--- START Supplied information ---

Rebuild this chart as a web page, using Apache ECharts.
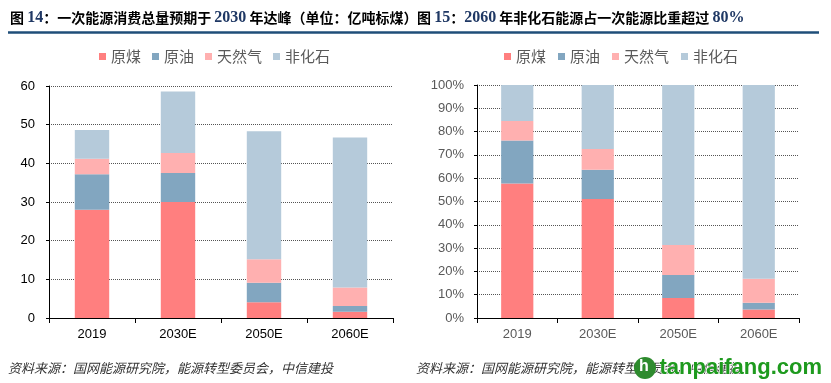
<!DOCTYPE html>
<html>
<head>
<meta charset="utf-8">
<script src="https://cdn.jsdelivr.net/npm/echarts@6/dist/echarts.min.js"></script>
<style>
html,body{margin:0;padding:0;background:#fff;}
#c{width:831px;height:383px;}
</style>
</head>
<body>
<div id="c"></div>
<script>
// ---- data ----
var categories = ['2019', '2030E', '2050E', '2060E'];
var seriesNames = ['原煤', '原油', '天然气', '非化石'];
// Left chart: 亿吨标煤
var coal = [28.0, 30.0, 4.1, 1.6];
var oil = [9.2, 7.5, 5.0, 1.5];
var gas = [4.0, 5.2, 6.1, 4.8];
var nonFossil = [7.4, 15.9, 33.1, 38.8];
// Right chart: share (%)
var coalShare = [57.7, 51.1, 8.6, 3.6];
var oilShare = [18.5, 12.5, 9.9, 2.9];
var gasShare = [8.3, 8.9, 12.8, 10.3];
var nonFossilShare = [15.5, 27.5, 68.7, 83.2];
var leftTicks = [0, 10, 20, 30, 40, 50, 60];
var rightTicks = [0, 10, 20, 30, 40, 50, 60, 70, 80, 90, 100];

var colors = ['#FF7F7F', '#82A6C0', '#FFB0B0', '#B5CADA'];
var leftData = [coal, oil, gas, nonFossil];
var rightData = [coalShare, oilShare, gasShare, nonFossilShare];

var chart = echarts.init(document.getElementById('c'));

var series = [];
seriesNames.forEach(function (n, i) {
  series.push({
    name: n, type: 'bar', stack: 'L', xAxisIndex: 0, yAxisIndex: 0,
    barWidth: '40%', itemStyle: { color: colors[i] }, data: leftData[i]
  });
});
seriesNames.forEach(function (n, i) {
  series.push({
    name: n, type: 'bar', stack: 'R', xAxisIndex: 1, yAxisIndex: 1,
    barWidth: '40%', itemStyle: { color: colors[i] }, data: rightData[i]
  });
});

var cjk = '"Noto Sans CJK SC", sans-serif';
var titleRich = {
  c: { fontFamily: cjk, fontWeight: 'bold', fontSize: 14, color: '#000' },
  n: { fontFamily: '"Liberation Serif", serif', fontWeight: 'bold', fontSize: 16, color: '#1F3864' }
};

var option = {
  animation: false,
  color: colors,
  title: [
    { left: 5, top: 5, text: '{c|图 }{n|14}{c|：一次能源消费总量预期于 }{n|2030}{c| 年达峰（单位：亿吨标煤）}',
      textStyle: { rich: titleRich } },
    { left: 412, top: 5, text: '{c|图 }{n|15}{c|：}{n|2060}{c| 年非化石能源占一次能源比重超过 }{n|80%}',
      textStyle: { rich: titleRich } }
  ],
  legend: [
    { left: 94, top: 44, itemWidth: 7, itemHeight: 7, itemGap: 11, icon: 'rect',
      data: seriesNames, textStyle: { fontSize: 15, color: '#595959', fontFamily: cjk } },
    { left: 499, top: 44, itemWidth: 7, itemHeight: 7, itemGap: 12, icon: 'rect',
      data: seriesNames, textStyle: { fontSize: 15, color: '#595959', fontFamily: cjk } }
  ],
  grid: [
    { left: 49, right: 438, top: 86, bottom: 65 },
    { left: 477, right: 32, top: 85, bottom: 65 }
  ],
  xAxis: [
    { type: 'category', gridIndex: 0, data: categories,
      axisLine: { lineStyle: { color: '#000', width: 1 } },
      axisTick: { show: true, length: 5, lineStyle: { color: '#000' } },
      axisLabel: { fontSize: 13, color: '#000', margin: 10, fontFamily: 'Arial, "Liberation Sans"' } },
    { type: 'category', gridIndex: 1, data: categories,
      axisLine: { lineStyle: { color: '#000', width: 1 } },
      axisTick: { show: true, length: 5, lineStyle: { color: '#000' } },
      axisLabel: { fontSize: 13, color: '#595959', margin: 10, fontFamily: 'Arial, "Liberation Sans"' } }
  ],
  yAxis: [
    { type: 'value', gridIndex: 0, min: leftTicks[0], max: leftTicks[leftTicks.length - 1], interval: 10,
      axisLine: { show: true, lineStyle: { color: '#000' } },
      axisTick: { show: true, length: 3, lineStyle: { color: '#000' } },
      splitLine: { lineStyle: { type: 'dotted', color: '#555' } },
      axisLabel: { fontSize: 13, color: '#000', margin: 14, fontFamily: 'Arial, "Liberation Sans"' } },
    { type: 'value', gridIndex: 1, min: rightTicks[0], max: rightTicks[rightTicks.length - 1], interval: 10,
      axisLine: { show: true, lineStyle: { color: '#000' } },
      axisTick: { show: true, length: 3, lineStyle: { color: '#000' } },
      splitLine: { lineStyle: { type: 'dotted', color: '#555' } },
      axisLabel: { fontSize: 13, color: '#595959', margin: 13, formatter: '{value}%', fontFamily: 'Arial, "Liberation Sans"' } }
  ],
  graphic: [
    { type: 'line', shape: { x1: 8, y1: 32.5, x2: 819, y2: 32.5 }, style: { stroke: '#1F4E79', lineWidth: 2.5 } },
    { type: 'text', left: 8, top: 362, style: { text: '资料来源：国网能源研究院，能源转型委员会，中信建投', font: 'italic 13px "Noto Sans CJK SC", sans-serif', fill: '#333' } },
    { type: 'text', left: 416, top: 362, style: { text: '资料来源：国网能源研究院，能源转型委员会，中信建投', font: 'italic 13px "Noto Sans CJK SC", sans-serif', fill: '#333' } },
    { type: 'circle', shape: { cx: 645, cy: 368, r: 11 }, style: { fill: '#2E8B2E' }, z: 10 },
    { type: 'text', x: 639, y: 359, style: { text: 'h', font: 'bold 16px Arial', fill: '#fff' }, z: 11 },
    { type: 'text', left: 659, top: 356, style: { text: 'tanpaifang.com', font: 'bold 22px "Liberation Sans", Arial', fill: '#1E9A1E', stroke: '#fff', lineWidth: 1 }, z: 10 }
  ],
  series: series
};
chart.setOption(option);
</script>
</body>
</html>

--- END Supplied information ---

Instructions to follow: Write out the listing above exactly as it stands, pictures excluded.

Solution to the problem:
Rebuild this chart as a web page, using Apache ECharts.
<!DOCTYPE html>
<html>
<head>
<meta charset="utf-8">
<script src="https://cdn.jsdelivr.net/npm/echarts@6/dist/echarts.min.js"></script>
<style>
html,body{margin:0;padding:0;background:#fff;}
#c{width:831px;height:383px;}
</style>
</head>
<body>
<div id="c"></div>
<script>
// ---- data ----
var categories = ['2019', '2030E', '2050E', '2060E'];
var seriesNames = ['原煤', '原油', '天然气', '非化石'];
// Left chart: 亿吨标煤
var coal = [28.0, 30.0, 4.1, 1.6];
var oil = [9.2, 7.5, 5.0, 1.5];
var gas = [4.0, 5.2, 6.1, 4.8];
var nonFossil = [7.4, 15.9, 33.1, 38.8];
// Right chart: share (%)
var coalShare = [57.7, 51.1, 8.6, 3.6];
var oilShare = [18.5, 12.5, 9.9, 2.9];
var gasShare = [8.3, 8.9, 12.8, 10.3];
var nonFossilShare = [15.5, 27.5, 68.7, 83.2];
var leftTicks = [0, 10, 20, 30, 40, 50, 60];
var rightTicks = [0, 10, 20, 30, 40, 50, 60, 70, 80, 90, 100];

var colors = ['#FF7F7F', '#82A6C0', '#FFB0B0', '#B5CADA'];
var leftData = [coal, oil, gas, nonFossil];
var rightData = [coalShare, oilShare, gasShare, nonFossilShare];

var chart = echarts.init(document.getElementById('c'));

var series = [];
seriesNames.forEach(function (n, i) {
  series.push({
    name: n, type: 'bar', stack: 'L', xAxisIndex: 0, yAxisIndex: 0,
    barWidth: '40%', itemStyle: { color: colors[i] }, data: leftData[i]
  });
});
seriesNames.forEach(function (n, i) {
  series.push({
    name: n, type: 'bar', stack: 'R', xAxisIndex: 1, yAxisIndex: 1,
    barWidth: '40%', itemStyle: { color: colors[i] }, data: rightData[i]
  });
});

var cjk = '"Noto Sans CJK SC", sans-serif';
var titleRich = {
  c: { fontFamily: cjk, fontWeight: 'bold', fontSize: 14, color: '#000' },
  n: { fontFamily: '"Liberation Serif", serif', fontWeight: 'bold', fontSize: 16, color: '#1F3864' }
};

var option = {
  animation: false,
  color: colors,
  title: [
    { left: 5, top: 5, text: '{c|图 }{n|14}{c|：一次能源消费总量预期于 }{n|2030}{c| 年达峰（单位：亿吨标煤）}',
      textStyle: { rich: titleRich } },
    { left: 412, top: 5, text: '{c|图 }{n|15}{c|：}{n|2060}{c| 年非化石能源占一次能源比重超过 }{n|80%}',
      textStyle: { rich: titleRich } }
  ],
  legend: [
    { left: 94, top: 44, itemWidth: 7, itemHeight: 7, itemGap: 11, icon: 'rect',
      data: seriesNames, textStyle: { fontSize: 15, color: '#595959', fontFamily: cjk } },
    { left: 499, top: 44, itemWidth: 7, itemHeight: 7, itemGap: 12, icon: 'rect',
      data: seriesNames, textStyle: { fontSize: 15, color: '#595959', fontFamily: cjk } }
  ],
  grid: [
    { left: 49, right: 438, top: 86, bottom: 65 },
    { left: 477, right: 32, top: 85, bottom: 65 }
  ],
  xAxis: [
    { type: 'category', gridIndex: 0, data: categories,
      axisLine: { lineStyle: { color: '#000', width: 1 } },
      axisTick: { show: true, length: 5, lineStyle: { color: '#000' } },
      axisLabel: { fontSize: 13, color: '#000', margin: 10, fontFamily: 'Arial, "Liberation Sans"' } },
    { type: 'category', gridIndex: 1, data: categories,
      axisLine: { lineStyle: { color: '#000', width: 1 } },
      axisTick: { show: true, length: 5, lineStyle: { color: '#000' } },
      axisLabel: { fontSize: 13, color: '#595959', margin: 10, fontFamily: 'Arial, "Liberation Sans"' } }
  ],
  yAxis: [
    { type: 'value', gridIndex: 0, min: leftTicks[0], max: leftTicks[leftTicks.length - 1], interval: 10,
      axisLine: { show: true, lineStyle: { color: '#000' } },
      axisTick: { show: true, length: 3, lineStyle: { color: '#000' } },
      splitLine: { lineStyle: { type: 'dotted', color: '#555' } },
      axisLabel: { fontSize: 13, color: '#000', margin: 14, fontFamily: 'Arial, "Liberation Sans"' } },
    { type: 'value', gridIndex: 1, min: rightTicks[0], max: rightTicks[rightTicks.length - 1], interval: 10,
      axisLine: { show: true, lineStyle: { color: '#000' } },
      axisTick: { show: true, length: 3, lineStyle: { color: '#000' } },
      splitLine: { lineStyle: { type: 'dotted', color: '#555' } },
      axisLabel: { fontSize: 13, color: '#595959', margin: 13, formatter: '{value}%', fontFamily: 'Arial, "Liberation Sans"' } }
  ],
  graphic: [
    { type: 'line', shape: { x1: 8, y1: 32.5, x2: 819, y2: 32.5 }, style: { stroke: '#1F4E79', lineWidth: 2.5 } },
    { type: 'text', left: 8, top: 362, style: { text: '资料来源：国网能源研究院，能源转型委员会，中信建投', font: 'italic 13px "Noto Sans CJK SC", sans-serif', fill: '#333' } },
    { type: 'text', left: 416, top: 362, style: { text: '资料来源：国网能源研究院，能源转型委员会，中信建投', font: 'italic 13px "Noto Sans CJK SC", sans-serif', fill: '#333' } },
    { type: 'circle', shape: { cx: 645, cy: 368, r: 11 }, style: { fill: '#2E8B2E' }, z: 10 },
    { type: 'text', x: 639, y: 359, style: { text: 'h', font: 'bold 16px Arial', fill: '#fff' }, z: 11 },
    { type: 'text', left: 659, top: 356, style: { text: 'tanpaifang.com', font: 'bold 22px "Liberation Sans", Arial', fill: '#1E9A1E', stroke: '#fff', lineWidth: 1 }, z: 10 }
  ],
  series: series
};
chart.setOption(option);
</script>
</body>
</html>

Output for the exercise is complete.